Greetings from Las Vegas
And EMC World 2008.
Dave Donatelli, president of EMC’s storage business, presented to the press room this morning. His most interesting statement was that flash drives will have cost-parity with, and therefore replace, high-end rotating magnetic disks, by the end of 2010.
Let’s run some numbers
Dave said that EMC has measured STEC’s flash drives at 30x the IOPS of a high-end disk with sub-millisecond access times. That alone would justify a premium over existing drives. He also said that the performance of the flash drive was better under load. A double win.
A 15k 74 GB Seagate SAS drive is about $175 or roughly $2/GB. A 2 GB Single Level Cell (SLC) flash chip is currently about $8/GB on the flash spot market. If flash keeps dropping at 50% a year they’ll be where the current disk price is in mid-2010.
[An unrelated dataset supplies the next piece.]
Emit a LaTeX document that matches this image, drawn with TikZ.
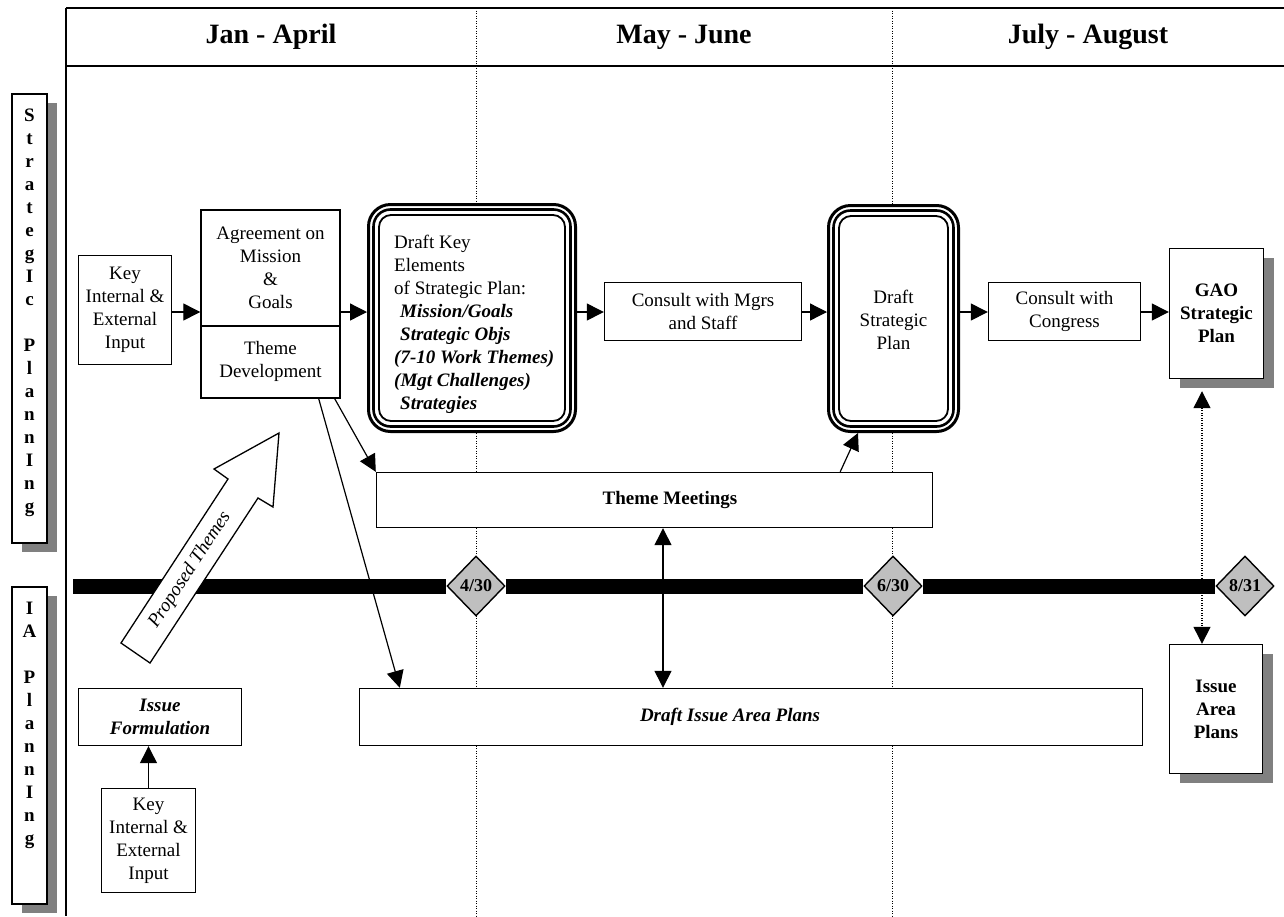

But that’s raw chip vs finished disk
The remaining question is how much does the chip controller and other infrastructure cost? STEC isn’t selling its 74 GB flash drives for $8/GB – $80/GB is closer to the mark. Volume should amortize their engineering costs. PC boards are cheap.
That leaves the flash translation layer. That should fit nicely on an FPGA and, once the bugs are out, on an ASIC. The 1st ASIC is expensive; the 100,000th is cheap.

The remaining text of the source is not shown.